How can you manage to analyze grammar of an ancient language that has left hardly any written evidence? Old Nubian is a language that was spoken in the pre-Christian period already in a region which today belongs to Egypt and Sudan. Although basic research has been done, the grammar structure is still unclear. Only texts that are known from sources in other languages can be thoroughly understood. The solution for this challenge is the Bible — one of the most widespread books to the present day. When Christianity became the new religion in this area in the 1st century AD the Old and the New Testament began to circulate among those who were able to read. At the beginning the texts were in Greek and Coptic, but by the 6th century an independent Nubian lettering had developed. Translations of the Bible were made of which we have fragments of manuscripts. About a hundred Old Nubian manuscripts have been published already. They mainly date from the 9th to 12th century AD and also comprise administrative documents. The letters are Greco-Coptic majuscules, which are supplemented by genuine Old Nubian letters. A central role play the manuscripts found at Qasr Ibrim during an excavation campaign prior to the building of the Assuan dam in 1964.

Kerstin Weber-Thum, doctoral fellow of research group (C-1) Deixis and Frames of Reference, chose to concentrate on terms that describe space and time thus featuring the central aims of the second funding phase of Topoi. For example, pre-Christian Old Nubian obviously had no corresponding word for “eternity”. Its meaning was represented by the term “up to the border of times”. The texts chosen for the investigation will be digitalized, followed by software analysis to establish a comparative system where terms and words can be grouped in indexes under semantic and contextual aspects.
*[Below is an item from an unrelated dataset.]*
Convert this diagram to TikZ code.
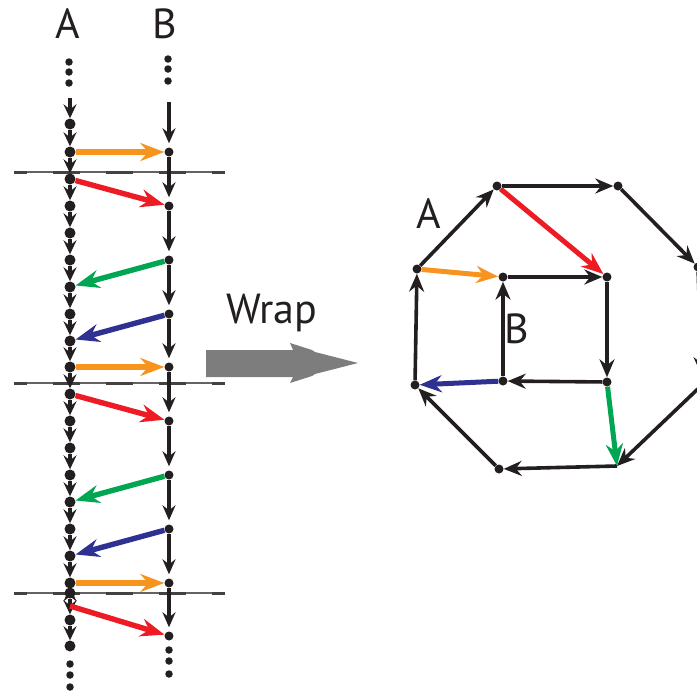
\documentclass[tikz,border=0pt]{standalone}
\usepackage{fontspec}
\setmainfont{PT Sans}
\usetikzlibrary{arrows.meta}
\definecolor{cOrange}{HTML}{F7941D}
\definecolor{cRed}{HTML}{ED1C24}
\definecolor{cGreen}{HTML}{00A651}
\definecolor{cBlue}{HTML}{2E3192}
\definecolor{cGray}{HTML}{7D7D7D}
\definecolor{cInk}{HTML}{231F20}
\begin{document}
\begin{tikzpicture}[x=1pt,y=-1pt,
  dotA/.style={circle,fill=cInk,inner sep=0pt,minimum size=11pt},
  dotB/.style={circle,fill=cInk,inner sep=0pt,minimum size=9pt},
  edot/.style={circle,fill=cInk,inner sep=0pt,minimum size=7.5pt},
  chainA/.style={draw=cInk,line width=3.6pt,-{Stealth[length=14pt,width=13pt,inset=5pt]}},
  chainB/.style={draw=cInk,line width=3.6pt,shorten >=4pt,-{Stealth[length=15pt,width=13pt,inset=5pt]}},
  colarrow/.style={line width=5.4pt,-{Stealth[length=24pt,width=18pt,inset=8pt]}},
  ring/.style={draw=cInk,line width=3.6pt,-{Stealth[length=18pt,width=15pt,inset=6pt]}},
  ringarrow/.style={line width=5pt,-{Stealth[length=22pt,width=17pt,inset=7pt]}},
  lbl/.style={font=\fontsize{42}{42}\selectfont,inner sep=0pt,text=cInk},
  cutline/.style={draw=cInk!70,line width=1.2pt},
  cutdash/.style={draw=cInk!85,line width=3pt,dash pattern=on 26.5pt off 26.5pt,dash phase=14pt}
]
\useasboundingbox (0,0) rectangle (697,691);
\clip (0,0) rectangle (697,691);

% labels
\node[lbl] (labA) at (68,24) {A};
\node[lbl] (labB) at (165,24) {B};

% ellipsis dots
\foreach \y [count=\i] in {62,72,83} \node[edot] (ta\i) at (69,\y) {};
\foreach \y [count=\i] in {59,69,81} \node[edot] (tb\i) at (168,\y) {};
\foreach \y [count=\i] in {664,675,687} \node[edot] (ba\i) at (70,\y) {};
\foreach \y [count=\i] in {650,661,674} \node[edot] (bb\i) at (169,\y) {};

% dashed cut lines
\foreach \y [count=\i] in {172,383,593} {
  \coordinate (cl\i) at (14,\y);
  \coordinate (cr\i) at (225,\y);
  \draw[cutline] (cl\i) -- (cr\i);
  \draw[cutdash] (cl\i) -- (cr\i);
}

% column A
\coordinate (atop) at (70,98);
\foreach \y [count=\i] in {124,152,179,206,233,260,287,314,341,367,394,421,448,475,502,529,556,583,593,620,646}
  \node[dotA] (a\i) at (70,\y) {};
\draw[chainA] (atop) -- (a1);
\foreach \i [evaluate=\i as \j using int(\i+1)] in {1,...,20}
  \draw[chainA] (a\i) -- (a\j);

% column B
\coordinate (btop) at (169,102);
\foreach \y [count=\i] in {152,206,260,314,367,421,475,529,583,636}
  \node[dotB] (b\i) at (169,\y) {};
\draw[chainB] (btop) -- (b1);
\foreach \i [evaluate=\i as \j using int(\i+1)] in {1,...,9}
  \draw[chainB] (b\i) -- (b\j);

% coloured transitions
\coordinate (r3s) at (70,606);
\draw[colarrow,cOrange] (a2) -- (b1);
\draw[colarrow,cRed] (a3) -- (b2);
\draw[colarrow,cGreen] (b3) -- (a7);
\draw[colarrow,cBlue] (b4) -- (a9);
\draw[colarrow,cOrange] (a10) -- (b5);
\draw[colarrow,cRed] (a11) -- (b6);
\draw[colarrow,cGreen] (b7) -- (a15);
\draw[colarrow,cBlue] (b8) -- (a17);
\draw[colarrow,cOrange] (a18) -- (b9);
\draw[colarrow,cRed] (r3s) -- (b10);

% Wrap arrow
\node[lbl] (wrap) at (272,313) {Wrap};
\fill[cGray] (206,350) -- (293,350) -- (290,343) -- (312,350) -- (315,352) -- (358,363) -- (315,374) -- (312,376) -- (290,383) -- (293,377) -- (206,377) -- cycle;

% octagon
\node[dotB] (o1) at (417,269) {};
\node[dotB] (o2) at (497,186) {};
\node[dotB] (o3) at (618,186) {};
\node[dotB] (o4) at (698,267) {};
\coordinate (o5) at (702,385);
\coordinate (o6) at (617,466);
\node[dotB] (o7) at (499,469) {};
\node[dotB] (o8) at (415,385) {};
% square
\node[dotB] (s1) at (503,277) {};
\node[dotB] (s2) at (607,277) {};
\node[dotB] (s3) at (607,382) {};
\node[dotB] (s4) at (503,381) {};

\draw[ring] (o1) -- (o2);
\draw[ring] (o2) -- (o3);
\draw[ring] (o3) -- (o4);
\draw[ring,shorten >=10pt] (o4) -- (o5);
\draw[ring] (o5) -- (o6);
\draw[ring] (o6) -- (o7);
\draw[ring] (o7) -- (o8);
\draw[ring] (o8) -- (o1);

\draw[ring] (s1) -- (s2);
\draw[ring] (s2) -- (s3);
\draw[ring] (s3) -- (s4);
\draw[ring] (s4) -- (s1);

\draw[ringarrow,cOrange] (o1) -- (s1);
\draw[ringarrow,cRed] (o2) -- (s2);
\draw[ringarrow,cGreen] (s3) -- (o6);
\draw[ringarrow,cBlue] (s4) -- (o8);

\node[lbl] (labA2) at (429,214) {A};
\node[lbl] (labB2) at (517,329) {B};
\end{tikzpicture}
\end{document}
The results that can be expected from this investigation will not only help further comparative linguistic studies, but also research on the Bible: The importance of Old Nubian Texts is hitherto underestimated by theology. The manuscripts supply rare or unknown versions of the original Bible text, or such important evidence as a variant of the 2nd book of Enoch, of which only one other version exists.